En 2004 se derogó la ley de la dictadura que había sustituido a la Ley Avellaneda, y tras 128 años volvimos a tener una ley migratoria con trámite parlamentario regular. Entre otras cuestiones, la ley vigente (Nº 25.871) incorporó el criterio de nacionalidad como fundamento del permiso de residencia temporaria. Esto significa que las personas de casi todos los países sudamericanos pueden solicitar una residencia por dos años basada en su nacionalidad. Obviamente, deben cumplir otros requisitos: sello de ingreso, carencia de antecedentes penales y pago de tasa migratoria. Así regularizaron su situación migratoria decenas de miles de personas que llevaban años viviendo en la Argentina de manera estable pero sin el DNI que les permitiera caminar tranquilas.
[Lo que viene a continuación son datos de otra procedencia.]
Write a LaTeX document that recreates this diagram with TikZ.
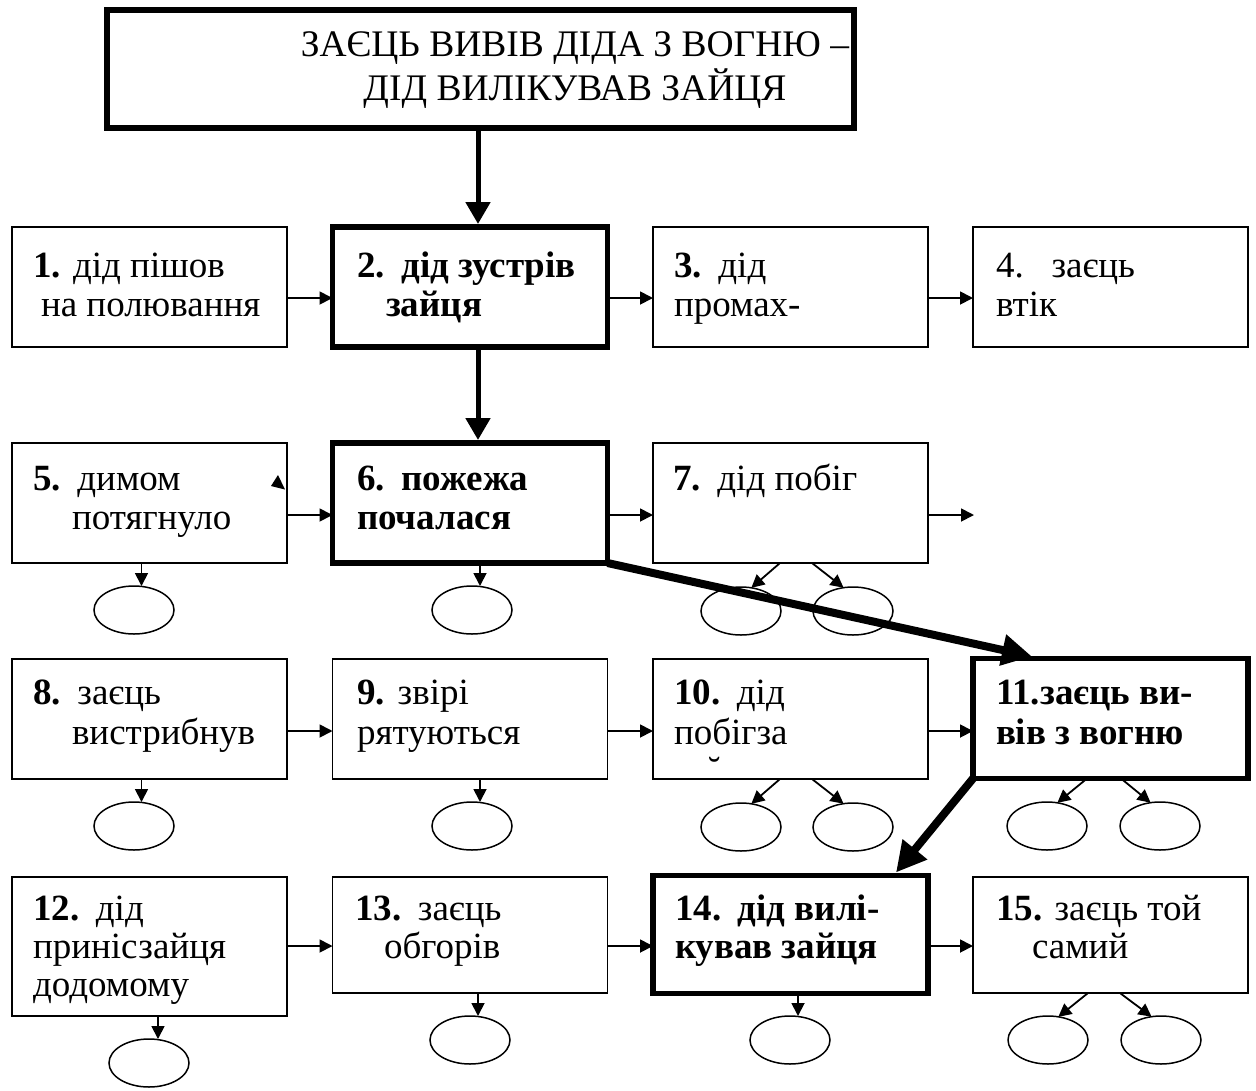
\documentclass[tikz,border=0pt]{standalone}
\usepackage{fontspec}
\setmainfont{Liberation Serif}
\usetikzlibrary{arrows.meta,calc,shapes.geometric}
\tikzset{
  thinbox/.style={draw,line width=1.5pt,inner sep=0pt,outer sep=0pt,minimum width=275pt,minimum height=120pt},
  thickbox/.style={thinbox,line width=5.5pt},
  titlebox/.style={draw,line width=5.5pt,inner sep=0pt,outer sep=0pt,minimum width=747pt,minimum height=118pt},
  txt/.style={anchor=base west,inner sep=0pt,outer sep=0pt,font=\fontsize{37}{44}\selectfont},
  ttl/.style={anchor=base,inner sep=0pt,outer sep=0pt,font=\fontsize{37.5}{44}\selectfont},
  ell/.style={draw,ellipse,line width=1.5pt,minimum width=80pt,minimum height=48pt,inner sep=0pt,outer sep=0pt},
  arr/.style={line width=1.8pt,-{Triangle[length=13pt,width=13pt]}},
  midarr/.style={line width=5pt,-{Triangle[length=22pt,width=24pt]}},
  bigarr/.style={line width=8pt,-{Triangle[length=30pt,width=30pt]}},
}
\begin{document}
\begin{tikzpicture}[x=1pt,y=-1pt]
\useasboundingbox (0,0) rectangle (1256,1090);
% title
\node[titlebox] (title) at (480.5,69) {};
\node[ttl] (tt1) at (575,56) {ЗАЄЦЬ ВИВІВ ДІДА З ВОГНЮ –};
\node[ttl] (tt2) at (575,100) {ДІД ВИЛІКУВАВ ЗАЙЦЯ};
% boxes
\node[thinbox]  (b1) at (149.5,287) {};
\node[thickbox] (b2) at (470,287) {};
\node[thinbox]  (b3) at (790.5,287) {};
\node[thinbox]  (b4) at (1110.5,287) {};
\node[thinbox]  (b5) at (149.5,503) {};
\node[thickbox] (b6) at (470,503) {};
\node[thinbox]  (b7) at (790.5,503) {};
\node[thinbox]  (b8) at (149.5,719) {};
\node[thinbox]  (b9) at (470,719) {};
\node[thinbox]  (b10) at (790.5,719) {};
\node[thickbox] (b11) at (1110.5,718.5) {};
\node[thinbox,minimum height=139pt] (b12) at (149.5,946.5) {};
\node[thinbox,minimum height=116pt]  (b13) at (470,935) {};
\node[thickbox,minimum height=118pt] (b14) at (790.5,934.5) {};
\node[thinbox,minimum height=116pt]  (b15) at (1110.5,935) {};
% texts
\node[txt] (t1a) at (33,277) {\textbf{1.} дід пішов};
\node[txt] (t1b) at (41,316) {на полювання};
\node[txt] (t2a) at (357,277) {\textbf{2.\hspace{0.45em}дід зустрів}};
\node[txt] (t2b) at (386,316) {\textbf{зайця}};
\node[txt] (t3a) at (674,277) {\textbf{3.}\hspace{0.45em}дід};
\node[txt] (t3b) at (674,316) {промах-};
\node[txt] (t4a) at (996,277) {4.\hspace{0.75em}заєць};
\node[txt] (t4b) at (996,316) {втік};
\node[txt] (t5a) at (33,490) {\textbf{5.}\hspace{0.45em}димом};
\node[txt] (t5b) at (72,529) {потягнуло};
\node[txt] (t6a) at (357,490) {\textbf{6.\hspace{0.45em}пожежа}};
\node[txt] (t6b) at (357,529) {\textbf{почалася}};
\node[txt] (t7a) at (673,490) {\textbf{7.}\hspace{0.45em}дід побіг};
\node[txt] (t8a) at (33,704) {\textbf{8.}\hspace{0.45em}заєць};
\node[txt] (t8b) at (72,744) {вистрибнув};
\node[txt] (t9a) at (357,704) {\textbf{9.}\hspace{0.35em}звірі};
\node[txt] (t9b) at (357,744) {рятуються};
\node[txt] (t10a) at (674,704) {\textbf{10.}\hspace{0.45em}дід};
\node[txt] (t10b) at (674,744) {побігза};
\node[txt] (t10c) at (708,782) {˘};
\node[txt] (t11a) at (996,704) {\textbf{11.заєць ви-}};
\node[txt] (t11b) at (996,744) {\textbf{вів з вогню}};
\node[txt] (t12a) at (33,920) {\textbf{12.}\hspace{0.45em}дід};
\node[txt] (t12b) at (33,958) {принісзайця};
\node[txt] (t12c) at (33,996) {додомому};
\node[txt] (t13a) at (355,920) {\textbf{13.}\hspace{0.45em}заєць};
\node[txt] (t13b) at (384,958) {обгорів};
\node[txt] (t14a) at (675,920) {\textbf{14.\hspace{0.45em}дід вилі-}};
\node[txt] (t14b) at (675,958) {\textbf{кував зайця}};
\node[txt] (t15a) at (996,920) {\textbf{15.} заєць той};
\node[txt] (t15b) at (1032,958) {самий};
% ellipses
\node[ell] (e5) at (134,610) {};
\node[ell] (e6) at (472,610) {};
\node[ell] (e7a) at (741,611) {};
\node[ell] (e7b) at (853,611) {};
\node[ell] (e8) at (134,826) {};
\node[ell] (e9) at (472,826) {};
\node[ell] (e10a) at (741,827) {};
\node[ell] (e10b) at (853,827) {};
\node[ell] (e11a) at (1047,826) {};
\node[ell] (e11b) at (1160,826) {};
\node[ell] (e12) at (149,1063) {};
\node[ell] (e13) at (470,1040) {};
\node[ell] (e14) at (790,1040) {};
\node[ell] (e15a) at (1048,1040) {};
\node[ell] (e15b) at (1161,1040) {};
% main vertical arrows
\coordinate (a2) at ($(b2.north)+(8,-3)$);
\draw[midarr] (title.south -| a2) -- (a2);
\coordinate (a6) at ($(b6.north)+(8,-3)$);
\draw[midarr] (b2.south -| a6) -- (a6);
% horizontal arrows (one height per row)
\coordinate (r1) at (0,298);
\coordinate (r2) at (0,515);
\coordinate (r3) at (0,731);
\coordinate (r4) at (0,946);
\foreach \u/\v/\r in {b1/b2/r1,b2/b3/r1,b3/b4/r1,b5/b6/r2,b6/b7/r2,b8/b9/r3,b9/b10/r3,b10/b11/r3,b12/b13/r4,b13/b14/r4,b14/b15/r4}{
  \draw[arr] (\u.east |- \r) -- (\v.west |- \r);
}
\coordinate (x7) at ($(b7.east |- r2)+(46,0)$);
\draw[arr] (b7.east |- r2) -- (x7);
% down arrows to single ellipses
\foreach \b/\e/\dx in {b5/e5/-8,b6/e6/10,b8/e8/-8,b9/e9/10,b12/e12/8.5,b13/e13/8,b14/e14/7.5}{
  \coordinate (s) at ($(\b.south)+(\dx,0)$);
  \draw[arr] (s) -- (s |- \e.north);
}
% diagonal arrows to paired ellipses
\draw[arr] ($(b7.south west)+(127,0)$) -- (e7a.66);
\draw[arr] ($(b7.south west)+(159,0)$) -- (e7b.112);
\draw[arr] ($(b10.south west)+(127,0)$) -- (e10a.66);
\draw[arr] ($(b10.south west)+(159,0)$) -- (e10b.112);
\draw[arr] ($(b11.south west)+(114,0)$) -- (e11a.66);
\draw[arr] ($(b11.south west)+(148,0)$) -- (e11b.112);
\draw[arr] ($(b15.south west)+(115,0)$) -- (e15a.66);
\draw[arr] ($(b15.south west)+(147,0)$) -- (e15b.112);
% thick diagonal arrows
\draw[bigarr] (b6.south east) -- ($(b11.north west)+(59,-2)$);
\draw[bigarr] (b11.south west) -- ($(b14.north east)+(-32,-3)$);
% stray arrow tip
\fill (278,475) -- (271,486) -- (285,489.5) -- cycle;
\end{tikzpicture}
\end{document}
Un DNI por dos años no es lo mismo que la residencia permanente que obtenían de manera automática los migrantes ultramarinos, pero ha sido un paso gigantesco contra la indocumentación y la marginalidad que genera, que sólo benefician a quienes pagan menos o evaden cargas sociales.
En los últimos tiempos han vuelto las miradas torcidas sobre los inmigrantes. Que nos sacan lo que es nuestro, que deberían pagar por la educación pública y por la salud, que son narcos (o adictos), explotadores (o vagos), ignorantes (o usufructúan vacantes universitarias), etcétera. En conjunto, lo que se dice apunta siempre a los migrantes latinoamericanos, esos “recién llegados” que están aquí desde hace 150 años. Esta es la otra tradición migratoria, la que no se dice, la que fue ilegalizada e indocumentada durante décadas, y que a pesar de la masiva regularización documentaria de los últimos años sigue conservando, en los ojos de muchos, un cariz de ilegitimidad que hoy se ha vuelto a fogonear. ¿Será que los descendientes de los migrantes ultramarinos atizaremos una vez más las brasas de la xenofobia y el racismo? ¿O alguna vez quedará claro que no hay inmigrantes buenos o malos, mejores o peores, civilizados o bárbaros, sino que los inmigrantes son lo que los nativos hacemos de ellos a través de las leyes, las instituciones y las prácticas?